WAAS Statements

The Security and Sustainability Guide

Founded in 1960, the Academy (worldacademy.org) is a non-profit public benefit organization with a membership of some 750 elected Fellows and Associate Fellows, chosen for their excellence in interdisciplinary thinking.  The registered office of WAAS is in Napa, California, and its administrative office is in Pondicherry, India. Purposes of the Academy are “to contribute to the progress of global civilization, human welfare, the evolution of global governance, peace, the sustainable development of the planet, and the realization of human dignity…” (and) “To function as a transnational forum for examination of important global issues from a multidisciplinary and transdisciplinary perspective…”

Statement by Prof. Heitor Gurgulino de Souza 

(Brasilia; Hon. President, WAAS; former Rector, United Nations University, Tokyo)

When the Charter of the United Nations was written in San Francisco in 1945, the 51 founding members included the words “We the peoples of the UN determined: to save succeeding generations from the scourge of war” and “to unite our strength to maintain peace and security.”

Security was very important at that time, and a Security Council of five permanent members and ten others elected for two-year terms was established and given strong powers to govern planning and action. The Security Council continues unchanged, despite the fact that “security” for the 194 UN members in 2014 has become far more complex and demanding.  In 1945, security was seen mostly as the traditional military and as issues of national security, mostly focusing on conflicts among nations.

Today, security embraces many other areas, and distinctions have been blurred between traditional military and civilian sectors, public and private sectors, combatants and non-combatants, and even war and peace.

Environmental issues first received global attention at the UN’s Stockholm Conference on the Human Environment in 1972.  The concept of “sustainable development” was introduced in 1987 in the Our Common Future report of the World Commission on Environment and Development, led by Gro Harlem Brundtland of Norway.  In 1992, the UNCED Earth Summit conference was held in Rio de Janeiro.  Formally titled the United Nations Conference on Environment and Development, it connected the concepts of sustainability for both environment and development.

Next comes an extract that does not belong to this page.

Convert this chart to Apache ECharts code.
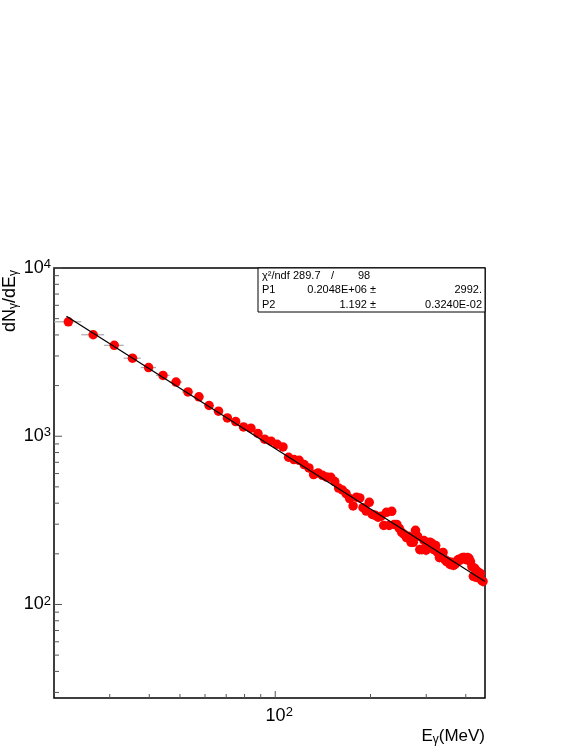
<!DOCTYPE html>
<html><head><meta charset="utf-8">
<script src="https://cdn.jsdelivr.net/npm/echarts@6/dist/echarts.min.js"></script>
<style>html,body{margin:0;padding:0;background:#fff}#c{width:581px;height:752px}</style>
</head><body><div id="c"></div>
<script>
// ---- data ----
const energies = [
  22.2, 26.6, 31.0, 35.4, 39.8, 44.2, 48.6, 53.0, 57.4, 61.8,
  66.2, 70.6, 75.0, 79.4, 83.8, 88.2, 92.6, 97.0, 101.4, 105.8,
  110.2, 114.6, 119.0, 123.4, 127.8, 132.2, 136.6, 141.0, 145.4, 149.8,
  154.2, 158.6, 163.0, 167.4, 171.8, 176.2, 180.6, 185.0, 189.4, 193.8,
  198.2, 202.6, 207.0, 211.4, 215.8, 220.2, 224.6, 229.0, 233.4, 237.8,
  242.2, 246.6, 251.0, 255.4, 259.8, 264.2, 268.6, 273.0, 277.4, 281.8,
  286.2, 290.6, 295.0, 299.4, 303.8, 308.2, 312.6, 317.0, 321.4, 325.8,
  330.2, 334.6, 339.0, 343.4, 347.8, 352.2, 356.6, 361.0, 365.4, 369.8,
  374.2, 378.6, 383.0, 387.4, 391.8, 396.2, 400.6, 405.0, 409.4, 413.8,
  418.2, 422.6, 427.0, 431.4, 435.8, 440.2, 444.6, 449.0, 453.4
];
const counts = [
  4790, 4010, 3470, 2910, 2560, 2300, 2100, 1835, 1714, 1523,
  1409, 1285, 1223, 1136, 1116, 1038, 960, 934, 896, 864,
  750, 727, 719, 679, 648, 592, 605, 586, 572, 570,
  538, 492, 479, 456, 426, 385, 434, 430, 376, 359,
  405, 343, 339, 330, 334, 295, 353, 295, 358, 299,
  299, 283, 268, 261, 250, 254, 234, 234, 276, 254,
  212, 212, 240, 210, 231, 234, 231, 212, 224, 204,
  190, 196, 204, 185, 180, 180, 173, 178, 171, 173,
  180, 185, 183, 188, 190, 190, 185, 190, 188, 180,
  168, 147, 164, 145, 157, 151, 153, 139, 137
];
const yErr = [
  96, 80, 69, 58, 51, 46, 42, 37, 34, 30, 28, 26, 24, 23, 22, 21, 19, 19, 18, 17,
  30, 29, 29, 27, 26, 24, 24, 23, 23, 23, 22, 20, 19, 18, 17, 15, 17, 17, 15, 14,
  16, 14, 14, 13, 13, 12, 14, 12, 14, 12, 12, 11, 11, 10, 10, 10, 9, 9, 11, 10,
  15, 15, 17, 15, 16, 16, 16, 15, 16, 14, 13, 14, 14, 13, 13, 13, 12, 12, 12, 12,
  13, 13, 13, 13, 13, 13, 13, 13, 13, 13, 12, 10, 11, 10, 11, 11, 11, 10, 10
];
const binHalfWidth = 2.2;
const fitE = [21.9, 460];
const fitV = [5170, 137];
const xRange = [20, 460];
const yRange = [27.8, 10000];
const xMajorTicks = [100];
const xMinorTicks = [30, 40, 50, 60, 70, 80, 90, 200, 300, 400];
const yMajorTicks = [100, 1000, 10000];
const yMinorTicks = [30, 40, 50, 60, 70, 80, 90, 200, 300, 400, 500, 600, 700, 800, 900,
                     2000, 3000, 4000, 5000, 6000, 7000, 8000, 9000];
const statsChi = '289.7';
const statsNdf = '98';
const statsP1 = ['0.2048E+06 \u00b1', '2992.'];
const statsP2 = ['1.192 \u00b1', '0.3240E-02'];

// ---- chart ----
const FONT = 'Liberation Sans';
const chart = echarts.init(document.getElementById('c'), null, {renderer: 'canvas'});
function isPow10(v) { const l = Math.log10(v); return Math.abs(l - Math.round(l)) < 1e-9; }

const tickData = [];
xMajorTicks.forEach(v => tickData.push([v, yRange[0], 0, 7]));
xMinorTicks.forEach(v => tickData.push([v, yRange[0], 0, 4]));
yMajorTicks.forEach(v => tickData.push([xRange[0], v, 1, 8]));
yMinorTicks.forEach(v => tickData.push([xRange[0], v, 1, 5]));

const option = {
  animation: false,
  backgroundColor: '#fff',
  grid: {left: 54, top: 268, width: 431, height: 430, show: true,
         borderColor: '#000', borderWidth: 1.5, backgroundColor: 'transparent'},
  xAxis: {
    type: 'log', logBase: 10, min: xRange[0], max: xRange[1],
    axisLine: {show: false}, axisTick: {show: false}, splitLine: {show: false},
    axisLabel: {
      margin: 8,
      formatter: v => isPow10(v) ? '{p|}{b|10}{s|' + Math.round(Math.log10(v)) + '}' : '',
      rich: {
        p: {width: 8},
        b: {fontSize: 18, fontFamily: FONT, color: '#000', lineHeight: 20},
        s: {fontSize: 13, fontFamily: FONT, color: '#000', verticalAlign: 'top', lineHeight: 12}
      }
    }
  },
  yAxis: {
    type: 'log', logBase: 10, min: yRange[0], max: yRange[1],
    axisLine: {show: false}, axisTick: {show: false}, splitLine: {show: false},
    axisLabel: {
      margin: 3,
      formatter: v => isPow10(v) ? '{b|10}{s|' + Math.round(Math.log10(v)) + '}' : '',
      rich: {
        b: {fontSize: 18, fontFamily: FONT, color: '#000', lineHeight: 20},
        s: {fontSize: 13, fontFamily: FONT, color: '#000', verticalAlign: 'top', lineHeight: 12}
      }
    }
  },
  series: [
    {
      type: 'custom', z: 1, clip: true,
      data: energies.map((e, i) => [e, counts[i], binHalfWidth, yErr[i]]),
      encode: {x: 0, y: 1},
      renderItem: (params, api) => {
        const e = api.value(0), v = api.value(1), hw = api.value(2), err = api.value(3);
        const c = api.coord([e, v]);
        const l = api.coord([e - hw, v]), r = api.coord([e + hw, v]);
        const t = api.coord([e, v + err]), b = api.coord([e, v - err]);
        return {type: 'group', children: [
          {type: 'line', shape: {x1: l[0], y1: c[1], x2: r[0], y2: c[1]}, style: {stroke: '#a8a8a8', lineWidth: 1.2}},
          {type: 'line', shape: {x1: c[0], y1: t[1], x2: c[0], y2: b[1]}, style: {stroke: '#a8a8a8', lineWidth: 1}}
        ]};
      }
    },
    {
      type: 'scatter', z: 3,
      data: energies.map((e, i) => [e, counts[i]]),
      symbol: 'circle', symbolSize: 9.5,
      itemStyle: {color: '#ff0000', opacity: 1}
    },
    {
      type: 'line', z: 4,
      data: fitE.map((e, i) => [e, fitV[i]]),
      symbol: 'none', lineStyle: {color: '#000', width: 1.3}
    },
    {
      type: 'custom', z: 5, clip: false,
      data: tickData,
      encode: {x: 0, y: 1},
      renderItem: (params, api) => {
        const p = api.coord([api.value(0), api.value(1)]);
        const vertical = api.value(2) === 1;
        const len = api.value(3);
        const shape = vertical ? {x1: p[0], y1: p[1], x2: p[0] + len, y2: p[1]}
                               : {x1: p[0], y1: p[1], x2: p[0], y2: p[1] - len};
        return {type: 'line', shape: shape, style: {stroke: '#555', lineWidth: 1}};
      }
    }
  ],
  graphic: [
    {type: 'text', x: 20, y: 332, rotation: Math.PI / 2, z: 50,
     style: {text: '{a|dN}{g|\u03b3}{a|/dE}{g|\u03b3}', align: 'left', verticalAlign: 'bottom',
       rich: {a: {fontSize: 18, fontFamily: FONT, fill: '#000', lineHeight: 20},
              g: {fontSize: 12, fontFamily: FONT, fill: '#000', verticalAlign: 'bottom', lineHeight: 14}}}},
    {type: 'text', x: 485, y: 746, z: 50,
     style: {text: '{a|E}{g|\u03b3}{a|(MeV)}', align: 'right', verticalAlign: 'bottom',
       rich: {a: {fontSize: 17, fontFamily: FONT, fill: '#000', lineHeight: 20},
              g: {fontSize: 12, fontFamily: FONT, fill: '#000', verticalAlign: 'bottom', lineHeight: 14}}}},
    {type: 'rect', z: 60, shape: {x: 258, y: 268, width: 227, height: 44},
     style: {fill: '#fff', stroke: '#000', lineWidth: 1}},
    {type: 'text', z: 61, x: 262, y: 276, style: {text: '\u03c7\u00b2/ndf', font: '11px ' + FONT, fill: '#000', verticalAlign: 'middle'}},
    {type: 'text', z: 61, x: 293, y: 276, style: {text: statsChi, font: '11px ' + FONT, fill: '#000', verticalAlign: 'middle'}},
    {type: 'text', z: 61, x: 331, y: 276, style: {text: '/', font: '11px ' + FONT, fill: '#000', verticalAlign: 'middle'}},
    {type: 'text', z: 61, x: 358, y: 276, style: {text: statsNdf, font: '11px ' + FONT, fill: '#000', verticalAlign: 'middle'}},
    {type: 'text', z: 61, x: 262, y: 290, style: {text: 'P1', font: '11px ' + FONT, fill: '#000', verticalAlign: 'middle'}},
    {type: 'text', z: 61, x: 376, y: 290, style: {text: statsP1[0], font: '11px ' + FONT, fill: '#000', align: 'right', verticalAlign: 'middle'}},
    {type: 'text', z: 61, x: 482, y: 290, style: {text: statsP1[1], font: '11px ' + FONT, fill: '#000', align: 'right', verticalAlign: 'middle'}},
    {type: 'text', z: 61, x: 262, y: 305, style: {text: 'P2', font: '11px ' + FONT, fill: '#000', verticalAlign: 'middle'}},
    {type: 'text', z: 61, x: 376, y: 305, style: {text: statsP2[0], font: '11px ' + FONT, fill: '#000', align: 'right', verticalAlign: 'middle'}},
    {type: 'text', z: 61, x: 482, y: 305, style: {text: statsP2[1], font: '11px ' + FONT, fill: '#000', align: 'right', verticalAlign: 'middle'}}
  ]
};
chart.setOption(option);
</script>
</body></html>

There can be no doubt that security and sustainability, in their broadest sense, are vital for humanity in the 21st century, and, increasingly, both should be considered together.  We must congratulate Marien, Harries, and Sales for providing us with this important Guide describing key active organizations worldwide, all seeking to attain the intertwined objectives of security and sustainability for the betterment of all people and the planet.[/vc_column_text][vc_column_text]

Statement by Garry Jacobs  

(CEO and former Board Chair, World Academy of Art and Science)

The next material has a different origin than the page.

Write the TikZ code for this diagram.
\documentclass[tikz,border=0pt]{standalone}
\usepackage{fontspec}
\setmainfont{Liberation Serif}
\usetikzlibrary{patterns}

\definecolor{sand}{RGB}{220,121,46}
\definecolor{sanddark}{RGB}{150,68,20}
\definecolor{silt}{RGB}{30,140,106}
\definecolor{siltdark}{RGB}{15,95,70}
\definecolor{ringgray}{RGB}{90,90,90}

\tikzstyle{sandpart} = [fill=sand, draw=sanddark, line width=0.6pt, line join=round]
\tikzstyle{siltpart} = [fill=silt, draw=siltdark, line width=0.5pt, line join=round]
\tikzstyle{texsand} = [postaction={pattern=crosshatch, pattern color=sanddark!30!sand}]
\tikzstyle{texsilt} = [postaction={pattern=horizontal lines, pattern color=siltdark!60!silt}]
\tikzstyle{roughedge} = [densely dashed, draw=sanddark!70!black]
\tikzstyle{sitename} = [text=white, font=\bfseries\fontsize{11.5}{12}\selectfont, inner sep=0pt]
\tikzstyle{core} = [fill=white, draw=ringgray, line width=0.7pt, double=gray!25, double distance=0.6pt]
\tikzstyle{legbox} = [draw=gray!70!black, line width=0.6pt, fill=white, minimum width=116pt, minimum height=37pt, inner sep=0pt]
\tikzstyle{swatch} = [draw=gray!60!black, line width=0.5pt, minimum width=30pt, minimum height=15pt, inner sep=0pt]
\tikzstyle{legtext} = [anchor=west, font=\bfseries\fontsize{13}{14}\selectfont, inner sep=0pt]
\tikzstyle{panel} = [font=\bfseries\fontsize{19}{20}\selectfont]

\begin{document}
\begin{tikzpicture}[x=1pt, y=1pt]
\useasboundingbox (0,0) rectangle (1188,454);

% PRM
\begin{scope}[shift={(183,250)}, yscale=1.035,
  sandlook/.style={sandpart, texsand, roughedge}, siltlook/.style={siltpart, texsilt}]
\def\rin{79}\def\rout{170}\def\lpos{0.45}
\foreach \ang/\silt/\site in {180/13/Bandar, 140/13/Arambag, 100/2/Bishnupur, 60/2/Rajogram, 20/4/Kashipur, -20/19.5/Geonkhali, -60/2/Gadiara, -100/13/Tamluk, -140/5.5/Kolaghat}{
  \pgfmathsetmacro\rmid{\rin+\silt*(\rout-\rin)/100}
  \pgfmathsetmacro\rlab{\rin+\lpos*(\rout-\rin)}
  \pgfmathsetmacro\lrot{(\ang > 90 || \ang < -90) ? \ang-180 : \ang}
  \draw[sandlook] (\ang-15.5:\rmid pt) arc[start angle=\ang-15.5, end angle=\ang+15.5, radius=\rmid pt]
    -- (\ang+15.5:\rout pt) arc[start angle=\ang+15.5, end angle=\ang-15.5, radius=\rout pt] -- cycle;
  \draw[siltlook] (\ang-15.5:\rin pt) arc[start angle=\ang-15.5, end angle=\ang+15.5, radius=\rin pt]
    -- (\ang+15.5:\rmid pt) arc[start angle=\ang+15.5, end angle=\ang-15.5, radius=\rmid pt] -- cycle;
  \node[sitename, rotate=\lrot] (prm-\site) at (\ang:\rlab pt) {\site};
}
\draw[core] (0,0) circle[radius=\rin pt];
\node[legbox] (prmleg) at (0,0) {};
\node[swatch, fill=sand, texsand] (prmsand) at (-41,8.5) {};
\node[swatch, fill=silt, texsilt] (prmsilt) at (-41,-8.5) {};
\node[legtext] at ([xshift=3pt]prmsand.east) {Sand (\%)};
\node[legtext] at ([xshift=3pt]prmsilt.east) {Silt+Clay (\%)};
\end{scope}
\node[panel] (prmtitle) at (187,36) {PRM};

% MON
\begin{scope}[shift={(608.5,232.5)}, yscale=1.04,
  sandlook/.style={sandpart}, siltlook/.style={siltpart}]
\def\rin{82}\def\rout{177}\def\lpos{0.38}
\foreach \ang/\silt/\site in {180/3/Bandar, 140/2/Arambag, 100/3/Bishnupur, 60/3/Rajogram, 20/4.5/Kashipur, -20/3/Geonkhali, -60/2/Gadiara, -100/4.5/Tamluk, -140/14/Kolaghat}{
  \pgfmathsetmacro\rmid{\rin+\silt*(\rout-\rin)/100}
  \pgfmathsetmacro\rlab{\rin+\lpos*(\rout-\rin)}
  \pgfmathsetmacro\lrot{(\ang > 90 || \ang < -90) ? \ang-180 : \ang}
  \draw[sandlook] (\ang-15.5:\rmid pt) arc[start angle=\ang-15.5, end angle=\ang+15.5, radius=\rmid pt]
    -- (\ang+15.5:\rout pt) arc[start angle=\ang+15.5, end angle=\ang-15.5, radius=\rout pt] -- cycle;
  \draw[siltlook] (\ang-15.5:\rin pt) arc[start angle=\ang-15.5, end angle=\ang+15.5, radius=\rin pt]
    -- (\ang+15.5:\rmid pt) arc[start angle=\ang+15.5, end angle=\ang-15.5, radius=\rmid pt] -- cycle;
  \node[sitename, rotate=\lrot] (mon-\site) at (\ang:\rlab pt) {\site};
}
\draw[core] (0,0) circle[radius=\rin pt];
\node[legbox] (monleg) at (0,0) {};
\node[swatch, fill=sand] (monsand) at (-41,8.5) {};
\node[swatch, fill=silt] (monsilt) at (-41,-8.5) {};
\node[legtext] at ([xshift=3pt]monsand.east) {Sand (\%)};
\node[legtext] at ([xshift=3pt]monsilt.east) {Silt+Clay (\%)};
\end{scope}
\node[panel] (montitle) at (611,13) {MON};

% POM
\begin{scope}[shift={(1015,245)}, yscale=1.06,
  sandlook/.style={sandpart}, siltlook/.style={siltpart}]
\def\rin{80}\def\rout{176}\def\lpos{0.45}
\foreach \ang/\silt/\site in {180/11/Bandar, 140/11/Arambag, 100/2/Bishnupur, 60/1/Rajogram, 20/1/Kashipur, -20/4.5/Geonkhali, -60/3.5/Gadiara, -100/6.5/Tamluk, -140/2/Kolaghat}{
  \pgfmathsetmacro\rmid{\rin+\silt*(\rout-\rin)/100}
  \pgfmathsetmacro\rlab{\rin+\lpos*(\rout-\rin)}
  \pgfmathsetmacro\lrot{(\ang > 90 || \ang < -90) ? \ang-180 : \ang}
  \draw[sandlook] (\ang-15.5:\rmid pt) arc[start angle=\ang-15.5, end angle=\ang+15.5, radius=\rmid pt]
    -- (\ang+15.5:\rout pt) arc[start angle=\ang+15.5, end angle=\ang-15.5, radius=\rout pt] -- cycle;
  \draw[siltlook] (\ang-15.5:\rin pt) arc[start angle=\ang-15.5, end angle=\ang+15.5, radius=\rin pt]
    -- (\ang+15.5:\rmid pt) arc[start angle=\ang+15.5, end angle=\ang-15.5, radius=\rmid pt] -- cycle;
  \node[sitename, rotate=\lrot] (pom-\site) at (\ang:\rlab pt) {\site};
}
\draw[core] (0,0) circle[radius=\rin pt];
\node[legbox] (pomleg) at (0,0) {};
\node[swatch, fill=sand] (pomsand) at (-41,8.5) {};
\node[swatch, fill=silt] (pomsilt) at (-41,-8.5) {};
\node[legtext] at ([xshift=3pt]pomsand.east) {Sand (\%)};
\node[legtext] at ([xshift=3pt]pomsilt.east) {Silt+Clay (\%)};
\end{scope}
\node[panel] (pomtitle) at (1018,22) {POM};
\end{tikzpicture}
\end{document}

The S&S Guide is a valuable source of knowledge about our emerging global society, and an invaluable practical tool for those who seek greater understanding of the expanding breadth and depth of research, policy formulation, and activities related to the domains of security and sustainability.

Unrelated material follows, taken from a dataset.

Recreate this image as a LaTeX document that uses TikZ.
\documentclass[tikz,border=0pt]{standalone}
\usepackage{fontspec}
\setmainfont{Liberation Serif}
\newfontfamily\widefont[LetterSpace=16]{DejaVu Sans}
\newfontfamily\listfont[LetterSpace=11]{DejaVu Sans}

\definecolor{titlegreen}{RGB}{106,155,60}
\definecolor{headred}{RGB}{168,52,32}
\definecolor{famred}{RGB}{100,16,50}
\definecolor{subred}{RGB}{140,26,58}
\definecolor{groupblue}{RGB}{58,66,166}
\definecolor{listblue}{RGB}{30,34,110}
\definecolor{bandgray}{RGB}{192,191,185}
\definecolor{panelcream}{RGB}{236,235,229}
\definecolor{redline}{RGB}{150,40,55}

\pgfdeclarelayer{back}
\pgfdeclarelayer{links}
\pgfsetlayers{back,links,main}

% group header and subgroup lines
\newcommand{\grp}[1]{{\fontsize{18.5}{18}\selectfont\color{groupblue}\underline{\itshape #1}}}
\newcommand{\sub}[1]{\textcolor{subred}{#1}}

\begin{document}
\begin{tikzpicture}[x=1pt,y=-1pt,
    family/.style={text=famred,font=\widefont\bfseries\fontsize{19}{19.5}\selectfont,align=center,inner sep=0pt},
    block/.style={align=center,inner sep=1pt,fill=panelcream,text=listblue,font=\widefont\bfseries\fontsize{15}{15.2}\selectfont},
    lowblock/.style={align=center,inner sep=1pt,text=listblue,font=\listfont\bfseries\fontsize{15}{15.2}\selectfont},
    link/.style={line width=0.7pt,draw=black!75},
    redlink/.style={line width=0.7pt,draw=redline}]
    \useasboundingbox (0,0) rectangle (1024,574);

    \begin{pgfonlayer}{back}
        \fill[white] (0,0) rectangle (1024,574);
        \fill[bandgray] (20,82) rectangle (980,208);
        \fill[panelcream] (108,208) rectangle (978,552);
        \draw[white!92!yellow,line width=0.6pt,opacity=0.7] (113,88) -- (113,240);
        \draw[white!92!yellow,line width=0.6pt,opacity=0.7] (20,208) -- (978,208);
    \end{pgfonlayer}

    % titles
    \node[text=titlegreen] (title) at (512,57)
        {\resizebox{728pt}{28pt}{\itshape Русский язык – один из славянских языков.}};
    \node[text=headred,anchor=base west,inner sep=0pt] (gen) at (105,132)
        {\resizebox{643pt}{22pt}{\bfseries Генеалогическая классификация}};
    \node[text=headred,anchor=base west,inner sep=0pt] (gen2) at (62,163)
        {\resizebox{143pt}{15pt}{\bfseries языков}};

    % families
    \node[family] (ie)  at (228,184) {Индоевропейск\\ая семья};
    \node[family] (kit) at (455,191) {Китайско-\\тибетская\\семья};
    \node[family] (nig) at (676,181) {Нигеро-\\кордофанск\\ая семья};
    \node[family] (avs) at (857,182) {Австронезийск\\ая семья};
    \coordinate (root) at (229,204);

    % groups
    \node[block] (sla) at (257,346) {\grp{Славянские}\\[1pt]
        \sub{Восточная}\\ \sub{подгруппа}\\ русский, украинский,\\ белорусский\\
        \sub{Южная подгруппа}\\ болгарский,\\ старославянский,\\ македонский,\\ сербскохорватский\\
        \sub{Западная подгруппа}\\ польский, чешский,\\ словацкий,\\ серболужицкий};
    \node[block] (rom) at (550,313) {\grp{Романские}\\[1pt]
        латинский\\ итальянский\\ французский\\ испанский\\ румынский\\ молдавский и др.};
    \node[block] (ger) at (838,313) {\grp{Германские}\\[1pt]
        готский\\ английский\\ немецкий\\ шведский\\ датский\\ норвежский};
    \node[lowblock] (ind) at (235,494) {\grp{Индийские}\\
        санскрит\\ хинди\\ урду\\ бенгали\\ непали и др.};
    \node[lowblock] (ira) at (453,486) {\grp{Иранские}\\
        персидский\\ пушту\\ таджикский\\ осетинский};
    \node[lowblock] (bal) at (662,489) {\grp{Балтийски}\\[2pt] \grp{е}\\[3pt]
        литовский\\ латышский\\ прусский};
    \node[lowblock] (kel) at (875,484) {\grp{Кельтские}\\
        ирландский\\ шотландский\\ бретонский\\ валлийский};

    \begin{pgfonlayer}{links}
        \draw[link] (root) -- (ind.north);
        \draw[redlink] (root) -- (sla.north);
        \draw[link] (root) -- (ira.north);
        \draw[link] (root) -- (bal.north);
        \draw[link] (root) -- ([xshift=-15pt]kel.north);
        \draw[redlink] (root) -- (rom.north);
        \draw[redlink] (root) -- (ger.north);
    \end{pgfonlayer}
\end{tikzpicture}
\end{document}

The Guide documents the rapid, mostly silent expansion of global civil society in recent decades—non-profit research and activist organizations and the private foundations that fund them—a highly significant landmark in the emergence of human community.  It also documents a wide variety of UN agencies promoting sustainability, various university programs and agencies of national governments, for-profit green consultants, and selected businesses that are often inspired or prodded by NGOs and UN programs such as the Global Compact.

More significantly, the Guide reveals the growing awareness of the interdependence of the major global challenges confronting humanity in the 21st century “Anthropocene” era.  A major theme is that security and sustainability are inseparable, and rest on a complex nexus of factors: peace, disarmament, conflict prevention, human rights, democracy, decent employment, democracy, equality, migration, resilience, climate change and pollution mitigation, sustainable development, planetary boundaries, etc.  The fragmented approach to understanding and addressing these challenges is gradually being replaced by systemic emphasis on the linkages and underlying factors they have in common.  Reflecting this reality, humanity urgently needs to evolve new human-centered concepts, strategies, and policies—which will be patently “cost-effective” when full costing and other “new economics” concepts such as the Genuine Progress Indicator are widely accepted.

While national governments and many academicians still cling to obsolete notions of sovereignty, security, and progress, most of the organizations described in this Guide are advocating truly global and transdisciplinary thought, and collective action via alliances, coalitions, consortia, and networks—many identified here.  Together, these new organizations play a vital role in positive social evolution.